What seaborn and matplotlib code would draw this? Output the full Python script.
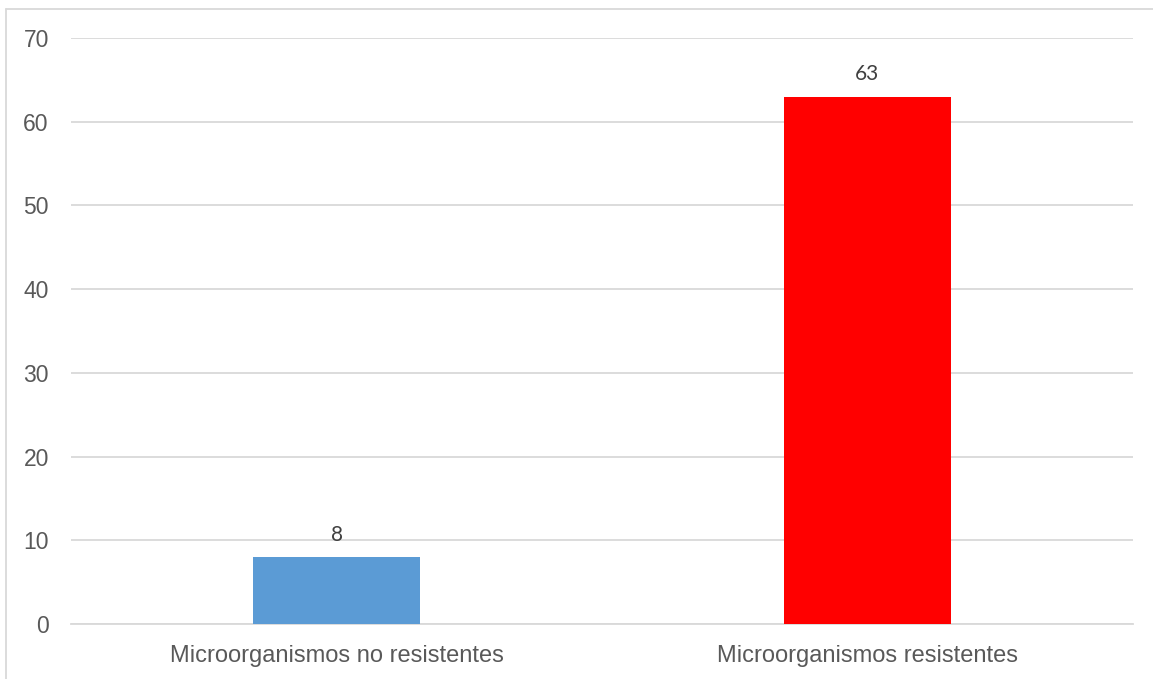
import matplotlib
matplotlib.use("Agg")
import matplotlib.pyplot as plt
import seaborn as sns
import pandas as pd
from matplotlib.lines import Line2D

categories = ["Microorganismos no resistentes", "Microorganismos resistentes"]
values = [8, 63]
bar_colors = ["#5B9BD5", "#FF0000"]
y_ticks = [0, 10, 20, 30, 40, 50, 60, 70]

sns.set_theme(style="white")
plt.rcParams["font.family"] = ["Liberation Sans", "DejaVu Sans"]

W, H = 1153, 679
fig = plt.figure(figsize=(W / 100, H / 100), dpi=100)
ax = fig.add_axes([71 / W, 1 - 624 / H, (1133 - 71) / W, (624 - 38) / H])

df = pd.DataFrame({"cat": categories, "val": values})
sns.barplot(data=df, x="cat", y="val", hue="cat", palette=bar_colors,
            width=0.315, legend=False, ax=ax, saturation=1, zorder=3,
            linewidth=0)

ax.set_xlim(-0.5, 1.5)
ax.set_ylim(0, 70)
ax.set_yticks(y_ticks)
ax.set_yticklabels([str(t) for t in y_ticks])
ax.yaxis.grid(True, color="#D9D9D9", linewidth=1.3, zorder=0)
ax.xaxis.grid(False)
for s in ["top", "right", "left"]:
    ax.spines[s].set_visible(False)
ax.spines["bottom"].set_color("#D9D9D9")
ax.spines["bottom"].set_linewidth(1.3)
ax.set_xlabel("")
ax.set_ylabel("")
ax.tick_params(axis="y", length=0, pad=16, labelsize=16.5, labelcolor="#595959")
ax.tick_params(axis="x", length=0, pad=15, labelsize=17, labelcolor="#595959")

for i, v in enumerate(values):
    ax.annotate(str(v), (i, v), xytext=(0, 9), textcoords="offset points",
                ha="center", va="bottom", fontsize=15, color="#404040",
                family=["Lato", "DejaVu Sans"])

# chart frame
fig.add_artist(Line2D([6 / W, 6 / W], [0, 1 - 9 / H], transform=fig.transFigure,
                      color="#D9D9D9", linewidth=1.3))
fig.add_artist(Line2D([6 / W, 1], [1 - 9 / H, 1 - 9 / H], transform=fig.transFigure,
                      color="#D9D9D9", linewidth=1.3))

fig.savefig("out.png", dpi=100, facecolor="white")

--- --- ---

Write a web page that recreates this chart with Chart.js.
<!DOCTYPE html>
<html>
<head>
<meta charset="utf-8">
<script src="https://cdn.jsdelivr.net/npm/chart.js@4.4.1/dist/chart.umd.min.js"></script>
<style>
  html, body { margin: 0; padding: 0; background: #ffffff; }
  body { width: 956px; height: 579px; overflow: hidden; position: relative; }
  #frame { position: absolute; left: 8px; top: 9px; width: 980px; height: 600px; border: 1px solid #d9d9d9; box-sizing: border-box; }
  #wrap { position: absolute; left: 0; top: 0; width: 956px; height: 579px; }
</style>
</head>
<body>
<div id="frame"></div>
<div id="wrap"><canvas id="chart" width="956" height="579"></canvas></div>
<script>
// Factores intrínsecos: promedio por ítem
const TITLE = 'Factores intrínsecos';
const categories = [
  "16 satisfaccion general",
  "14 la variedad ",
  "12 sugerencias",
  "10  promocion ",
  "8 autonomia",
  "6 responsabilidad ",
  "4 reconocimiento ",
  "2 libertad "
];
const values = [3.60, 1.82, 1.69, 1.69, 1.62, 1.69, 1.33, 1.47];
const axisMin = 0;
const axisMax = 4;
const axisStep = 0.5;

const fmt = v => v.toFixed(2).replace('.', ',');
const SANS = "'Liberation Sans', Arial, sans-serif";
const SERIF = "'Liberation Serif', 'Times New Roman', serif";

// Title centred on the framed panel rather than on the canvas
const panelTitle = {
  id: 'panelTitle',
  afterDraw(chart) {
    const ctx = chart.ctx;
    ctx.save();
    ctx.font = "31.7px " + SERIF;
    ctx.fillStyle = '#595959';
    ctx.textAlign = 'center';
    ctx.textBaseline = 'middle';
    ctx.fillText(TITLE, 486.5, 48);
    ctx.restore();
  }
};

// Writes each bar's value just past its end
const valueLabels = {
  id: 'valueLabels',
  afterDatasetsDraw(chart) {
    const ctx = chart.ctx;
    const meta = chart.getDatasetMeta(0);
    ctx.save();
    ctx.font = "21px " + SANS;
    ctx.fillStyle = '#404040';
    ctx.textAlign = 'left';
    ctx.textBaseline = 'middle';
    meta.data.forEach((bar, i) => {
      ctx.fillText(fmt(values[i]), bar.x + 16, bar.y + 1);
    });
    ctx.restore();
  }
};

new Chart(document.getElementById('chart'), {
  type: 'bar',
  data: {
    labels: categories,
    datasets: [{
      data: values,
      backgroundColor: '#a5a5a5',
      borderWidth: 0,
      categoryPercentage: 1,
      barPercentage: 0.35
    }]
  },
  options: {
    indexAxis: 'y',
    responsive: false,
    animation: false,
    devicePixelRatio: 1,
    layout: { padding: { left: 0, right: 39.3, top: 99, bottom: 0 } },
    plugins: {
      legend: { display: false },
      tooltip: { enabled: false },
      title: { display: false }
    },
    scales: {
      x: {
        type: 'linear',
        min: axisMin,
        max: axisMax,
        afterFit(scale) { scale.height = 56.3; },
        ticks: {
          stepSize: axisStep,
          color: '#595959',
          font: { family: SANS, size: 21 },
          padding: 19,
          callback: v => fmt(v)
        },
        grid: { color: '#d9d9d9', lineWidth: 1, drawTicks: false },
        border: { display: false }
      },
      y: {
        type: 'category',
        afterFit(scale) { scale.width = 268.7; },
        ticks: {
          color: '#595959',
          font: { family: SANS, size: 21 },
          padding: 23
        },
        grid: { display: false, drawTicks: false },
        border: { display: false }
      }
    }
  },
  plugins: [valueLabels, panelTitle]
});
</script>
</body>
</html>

--- --- ---

### TASK INSTRUCTIONS:
Above are some records; extract exactly the lines from the one containing "What seaborn and" through the one containing "linewidth=0)" and drop the pictures.

### ANSWER TO THIS PROBLEM:
What seaborn and matplotlib code would draw this? Output the full Python script.
import matplotlib
matplotlib.use("Agg")
import matplotlib.pyplot as plt
import seaborn as sns
import pandas as pd
from matplotlib.lines import Line2D

categories = ["Microorganismos no resistentes", "Microorganismos resistentes"]
values = [8, 63]
bar_colors = ["#5B9BD5", "#FF0000"]
y_ticks = [0, 10, 20, 30, 40, 50, 60, 70]

sns.set_theme(style="white")
plt.rcParams["font.family"] = ["Liberation Sans", "DejaVu Sans"]

W, H = 1153, 679
fig = plt.figure(figsize=(W / 100, H / 100), dpi=100)
ax = fig.add_axes([71 / W, 1 - 624 / H, (1133 - 71) / W, (624 - 38) / H])

df = pd.DataFrame({"cat": categories, "val": values})
sns.barplot(data=df, x="cat", y="val", hue="cat", palette=bar_colors,
            width=0.315, legend=False, ax=ax, saturation=1, zorder=3,
            linewidth=0)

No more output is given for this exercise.